** Problem requirements **
Only the number is needed: how many lines of the records include "script"?

[Code that draws figures]
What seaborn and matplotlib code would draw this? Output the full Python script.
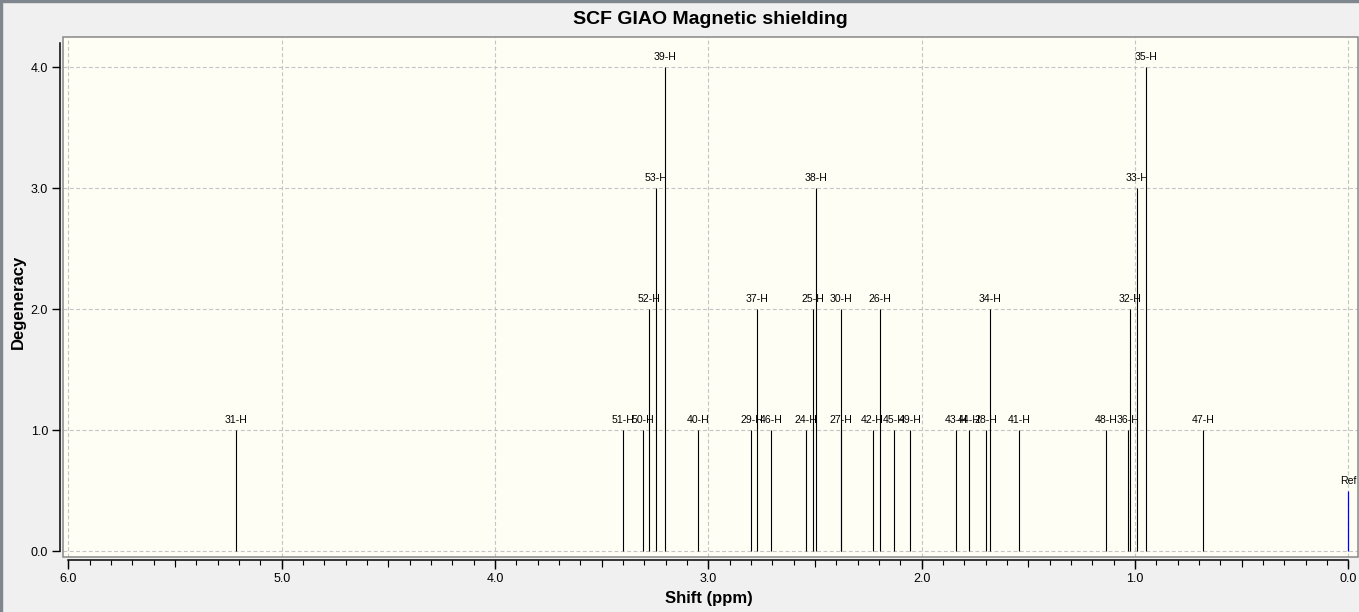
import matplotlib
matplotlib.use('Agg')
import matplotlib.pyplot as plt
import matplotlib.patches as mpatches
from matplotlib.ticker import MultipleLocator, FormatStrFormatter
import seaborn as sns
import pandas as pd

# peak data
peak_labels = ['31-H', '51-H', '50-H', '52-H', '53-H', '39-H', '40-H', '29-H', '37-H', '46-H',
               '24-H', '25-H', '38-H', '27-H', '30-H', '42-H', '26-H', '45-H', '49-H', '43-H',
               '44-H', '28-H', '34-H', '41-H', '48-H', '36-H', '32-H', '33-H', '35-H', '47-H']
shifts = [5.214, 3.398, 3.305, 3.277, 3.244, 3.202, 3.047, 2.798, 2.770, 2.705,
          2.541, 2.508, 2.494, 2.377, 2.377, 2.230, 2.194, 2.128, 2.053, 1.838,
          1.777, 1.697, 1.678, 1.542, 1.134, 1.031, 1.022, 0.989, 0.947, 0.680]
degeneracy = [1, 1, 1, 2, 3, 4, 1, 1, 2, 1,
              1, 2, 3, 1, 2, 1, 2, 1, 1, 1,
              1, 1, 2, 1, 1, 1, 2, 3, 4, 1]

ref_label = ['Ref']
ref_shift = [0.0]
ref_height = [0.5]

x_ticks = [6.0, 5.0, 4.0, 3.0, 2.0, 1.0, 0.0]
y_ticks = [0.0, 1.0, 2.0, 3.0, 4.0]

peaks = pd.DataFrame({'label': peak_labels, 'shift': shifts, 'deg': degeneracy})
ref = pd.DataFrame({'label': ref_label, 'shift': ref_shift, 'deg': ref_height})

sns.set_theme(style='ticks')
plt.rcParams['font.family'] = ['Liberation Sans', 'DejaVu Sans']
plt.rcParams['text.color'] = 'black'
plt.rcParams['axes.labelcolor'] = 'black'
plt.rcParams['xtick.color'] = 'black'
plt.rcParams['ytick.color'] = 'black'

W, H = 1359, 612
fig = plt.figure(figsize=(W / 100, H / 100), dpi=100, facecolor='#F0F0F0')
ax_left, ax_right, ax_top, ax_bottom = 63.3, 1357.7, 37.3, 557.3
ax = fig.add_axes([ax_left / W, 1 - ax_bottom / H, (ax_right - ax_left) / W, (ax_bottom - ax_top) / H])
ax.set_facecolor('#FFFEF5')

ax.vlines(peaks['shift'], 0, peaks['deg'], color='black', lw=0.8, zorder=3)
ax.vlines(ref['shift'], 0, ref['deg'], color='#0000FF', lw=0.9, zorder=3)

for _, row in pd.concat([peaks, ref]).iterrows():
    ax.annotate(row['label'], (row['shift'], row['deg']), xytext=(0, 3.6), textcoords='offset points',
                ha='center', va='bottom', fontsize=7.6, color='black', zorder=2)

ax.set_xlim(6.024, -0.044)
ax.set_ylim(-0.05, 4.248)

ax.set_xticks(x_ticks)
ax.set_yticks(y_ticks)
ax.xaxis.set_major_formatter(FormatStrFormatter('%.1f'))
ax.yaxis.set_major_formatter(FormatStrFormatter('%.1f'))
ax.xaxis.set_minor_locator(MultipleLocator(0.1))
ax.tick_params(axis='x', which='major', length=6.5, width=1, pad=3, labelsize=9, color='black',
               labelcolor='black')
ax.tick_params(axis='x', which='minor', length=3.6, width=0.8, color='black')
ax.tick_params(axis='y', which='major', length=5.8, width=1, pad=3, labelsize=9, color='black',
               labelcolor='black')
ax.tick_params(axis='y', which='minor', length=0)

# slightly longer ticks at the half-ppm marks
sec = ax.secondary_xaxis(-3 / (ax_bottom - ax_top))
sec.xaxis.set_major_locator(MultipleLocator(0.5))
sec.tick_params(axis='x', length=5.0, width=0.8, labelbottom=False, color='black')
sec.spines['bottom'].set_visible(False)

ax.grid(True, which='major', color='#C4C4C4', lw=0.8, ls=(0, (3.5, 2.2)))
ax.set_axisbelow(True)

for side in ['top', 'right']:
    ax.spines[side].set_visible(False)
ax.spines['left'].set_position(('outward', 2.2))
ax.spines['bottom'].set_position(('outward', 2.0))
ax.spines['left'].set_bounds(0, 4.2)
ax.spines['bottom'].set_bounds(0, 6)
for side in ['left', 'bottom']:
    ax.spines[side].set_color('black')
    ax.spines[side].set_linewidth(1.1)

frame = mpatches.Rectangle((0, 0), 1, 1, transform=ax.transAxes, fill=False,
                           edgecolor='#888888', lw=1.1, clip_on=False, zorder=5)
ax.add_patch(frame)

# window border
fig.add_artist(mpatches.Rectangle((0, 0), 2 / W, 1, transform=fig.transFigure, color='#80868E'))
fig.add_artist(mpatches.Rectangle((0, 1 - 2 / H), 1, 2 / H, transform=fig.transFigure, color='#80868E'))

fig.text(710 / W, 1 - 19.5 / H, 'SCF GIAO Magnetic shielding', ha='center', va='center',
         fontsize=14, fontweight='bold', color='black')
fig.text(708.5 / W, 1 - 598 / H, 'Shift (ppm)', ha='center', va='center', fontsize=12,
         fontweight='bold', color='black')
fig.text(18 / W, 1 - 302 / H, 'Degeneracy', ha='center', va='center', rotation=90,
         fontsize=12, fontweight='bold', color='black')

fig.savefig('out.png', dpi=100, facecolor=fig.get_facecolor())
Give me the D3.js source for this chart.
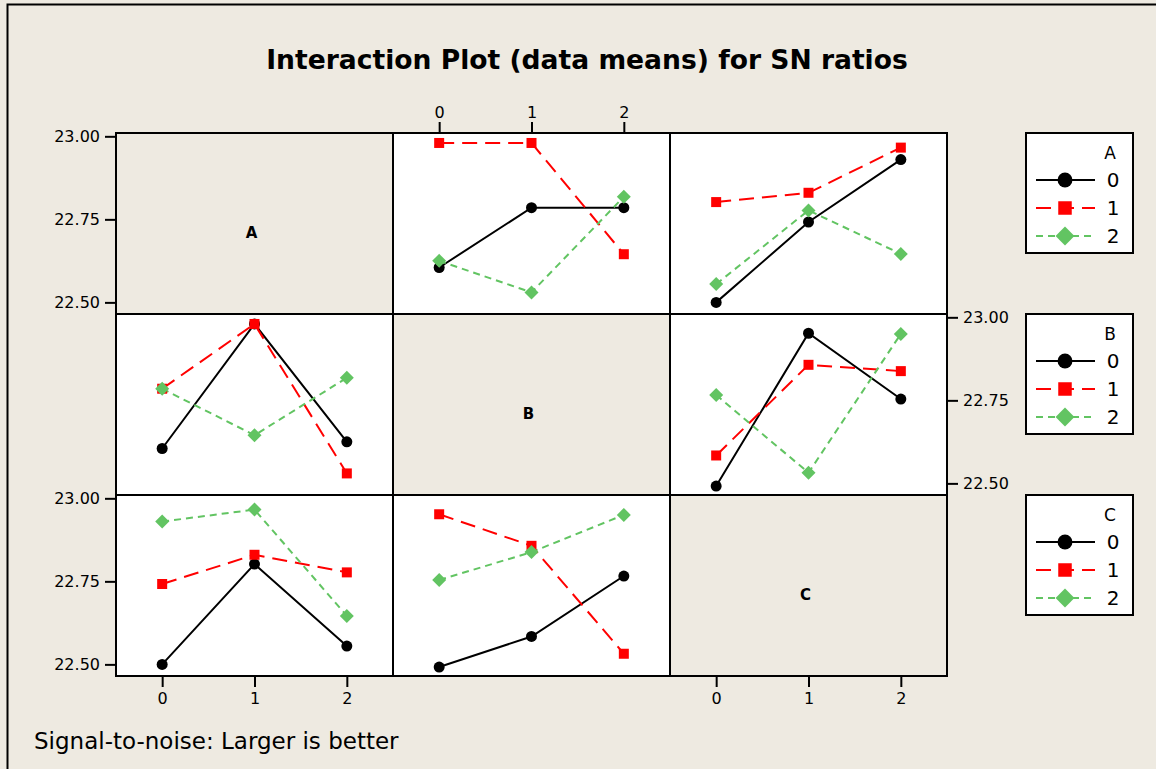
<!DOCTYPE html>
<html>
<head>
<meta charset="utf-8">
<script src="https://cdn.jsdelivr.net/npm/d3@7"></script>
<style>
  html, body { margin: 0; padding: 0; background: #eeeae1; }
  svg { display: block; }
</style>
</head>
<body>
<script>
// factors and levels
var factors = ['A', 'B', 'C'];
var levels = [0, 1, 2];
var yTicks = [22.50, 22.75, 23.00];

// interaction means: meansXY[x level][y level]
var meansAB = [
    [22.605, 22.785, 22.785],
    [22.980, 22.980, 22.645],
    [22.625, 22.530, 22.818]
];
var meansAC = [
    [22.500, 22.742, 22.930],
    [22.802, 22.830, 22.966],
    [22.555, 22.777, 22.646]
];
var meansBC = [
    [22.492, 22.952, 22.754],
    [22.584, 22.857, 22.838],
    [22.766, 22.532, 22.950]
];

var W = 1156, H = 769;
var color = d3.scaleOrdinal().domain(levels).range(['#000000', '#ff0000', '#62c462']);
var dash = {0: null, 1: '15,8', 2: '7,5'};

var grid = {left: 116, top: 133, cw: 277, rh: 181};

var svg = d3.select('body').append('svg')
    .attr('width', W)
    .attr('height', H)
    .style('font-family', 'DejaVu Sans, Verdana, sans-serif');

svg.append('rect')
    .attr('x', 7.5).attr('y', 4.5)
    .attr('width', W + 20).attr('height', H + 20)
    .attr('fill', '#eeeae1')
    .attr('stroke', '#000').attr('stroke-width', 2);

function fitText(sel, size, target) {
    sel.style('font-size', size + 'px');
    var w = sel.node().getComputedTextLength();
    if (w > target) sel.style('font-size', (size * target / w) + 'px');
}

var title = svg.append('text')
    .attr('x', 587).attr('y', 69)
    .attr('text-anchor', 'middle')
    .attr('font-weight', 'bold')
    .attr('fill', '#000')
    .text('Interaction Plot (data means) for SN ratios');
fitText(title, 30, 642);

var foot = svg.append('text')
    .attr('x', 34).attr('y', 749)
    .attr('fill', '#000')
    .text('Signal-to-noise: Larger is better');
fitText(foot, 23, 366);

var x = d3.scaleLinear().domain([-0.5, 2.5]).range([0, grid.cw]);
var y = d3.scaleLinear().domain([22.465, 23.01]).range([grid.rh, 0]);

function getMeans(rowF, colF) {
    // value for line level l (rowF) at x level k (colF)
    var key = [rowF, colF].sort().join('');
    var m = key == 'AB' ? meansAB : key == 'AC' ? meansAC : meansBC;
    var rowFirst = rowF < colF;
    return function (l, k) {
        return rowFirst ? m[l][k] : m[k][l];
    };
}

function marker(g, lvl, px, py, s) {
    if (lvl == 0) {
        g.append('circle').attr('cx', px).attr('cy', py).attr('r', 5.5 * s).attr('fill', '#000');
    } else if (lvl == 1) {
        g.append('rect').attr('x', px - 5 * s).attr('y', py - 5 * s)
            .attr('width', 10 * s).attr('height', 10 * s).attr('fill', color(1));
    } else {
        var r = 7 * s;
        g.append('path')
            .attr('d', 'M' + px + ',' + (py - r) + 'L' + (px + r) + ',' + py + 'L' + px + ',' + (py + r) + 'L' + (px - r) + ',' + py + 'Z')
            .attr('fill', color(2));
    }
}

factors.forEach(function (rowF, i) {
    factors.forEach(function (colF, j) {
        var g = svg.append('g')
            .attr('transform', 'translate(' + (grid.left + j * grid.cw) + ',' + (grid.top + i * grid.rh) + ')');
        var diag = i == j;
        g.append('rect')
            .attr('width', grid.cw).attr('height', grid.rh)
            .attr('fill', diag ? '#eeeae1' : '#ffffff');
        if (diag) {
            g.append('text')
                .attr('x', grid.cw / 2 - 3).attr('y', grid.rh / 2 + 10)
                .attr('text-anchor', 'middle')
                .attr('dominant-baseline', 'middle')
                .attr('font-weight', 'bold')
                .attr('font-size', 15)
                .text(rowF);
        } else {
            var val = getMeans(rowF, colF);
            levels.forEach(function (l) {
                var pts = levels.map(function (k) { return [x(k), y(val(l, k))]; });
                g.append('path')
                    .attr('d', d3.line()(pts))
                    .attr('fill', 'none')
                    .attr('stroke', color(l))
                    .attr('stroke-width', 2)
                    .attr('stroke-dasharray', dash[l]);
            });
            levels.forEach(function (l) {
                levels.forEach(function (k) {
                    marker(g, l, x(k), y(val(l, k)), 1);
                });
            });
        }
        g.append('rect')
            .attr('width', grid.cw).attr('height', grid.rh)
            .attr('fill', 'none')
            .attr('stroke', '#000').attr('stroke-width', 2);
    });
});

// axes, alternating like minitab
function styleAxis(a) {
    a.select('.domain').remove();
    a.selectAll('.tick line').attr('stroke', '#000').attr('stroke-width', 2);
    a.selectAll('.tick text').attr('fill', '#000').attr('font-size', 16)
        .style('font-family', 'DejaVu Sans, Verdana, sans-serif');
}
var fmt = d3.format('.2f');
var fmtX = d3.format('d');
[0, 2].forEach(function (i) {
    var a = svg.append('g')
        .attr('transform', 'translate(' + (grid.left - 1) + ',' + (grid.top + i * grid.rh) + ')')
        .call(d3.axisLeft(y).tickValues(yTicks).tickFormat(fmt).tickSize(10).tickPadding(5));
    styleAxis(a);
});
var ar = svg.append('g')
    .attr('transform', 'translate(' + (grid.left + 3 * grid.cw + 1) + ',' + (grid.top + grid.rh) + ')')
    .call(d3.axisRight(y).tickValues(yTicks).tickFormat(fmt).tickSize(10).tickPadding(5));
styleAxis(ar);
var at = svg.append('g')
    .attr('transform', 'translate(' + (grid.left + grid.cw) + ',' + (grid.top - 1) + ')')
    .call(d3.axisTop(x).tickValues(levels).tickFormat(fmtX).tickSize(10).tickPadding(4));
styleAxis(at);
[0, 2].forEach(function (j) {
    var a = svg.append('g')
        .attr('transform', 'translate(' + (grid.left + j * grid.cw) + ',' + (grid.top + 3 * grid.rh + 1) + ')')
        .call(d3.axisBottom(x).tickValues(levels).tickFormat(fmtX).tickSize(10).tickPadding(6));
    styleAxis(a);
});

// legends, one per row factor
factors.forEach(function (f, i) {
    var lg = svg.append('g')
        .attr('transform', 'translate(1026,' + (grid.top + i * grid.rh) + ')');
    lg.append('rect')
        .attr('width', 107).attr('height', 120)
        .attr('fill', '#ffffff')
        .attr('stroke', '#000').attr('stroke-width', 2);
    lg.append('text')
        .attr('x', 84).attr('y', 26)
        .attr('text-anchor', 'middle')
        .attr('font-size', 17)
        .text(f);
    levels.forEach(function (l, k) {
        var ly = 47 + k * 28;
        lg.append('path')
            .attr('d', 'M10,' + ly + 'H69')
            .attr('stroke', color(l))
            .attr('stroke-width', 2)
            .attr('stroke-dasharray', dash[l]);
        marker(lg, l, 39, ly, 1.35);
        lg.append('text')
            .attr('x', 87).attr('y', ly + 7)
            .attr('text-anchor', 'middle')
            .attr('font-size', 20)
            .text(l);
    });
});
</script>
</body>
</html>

** Task output **
4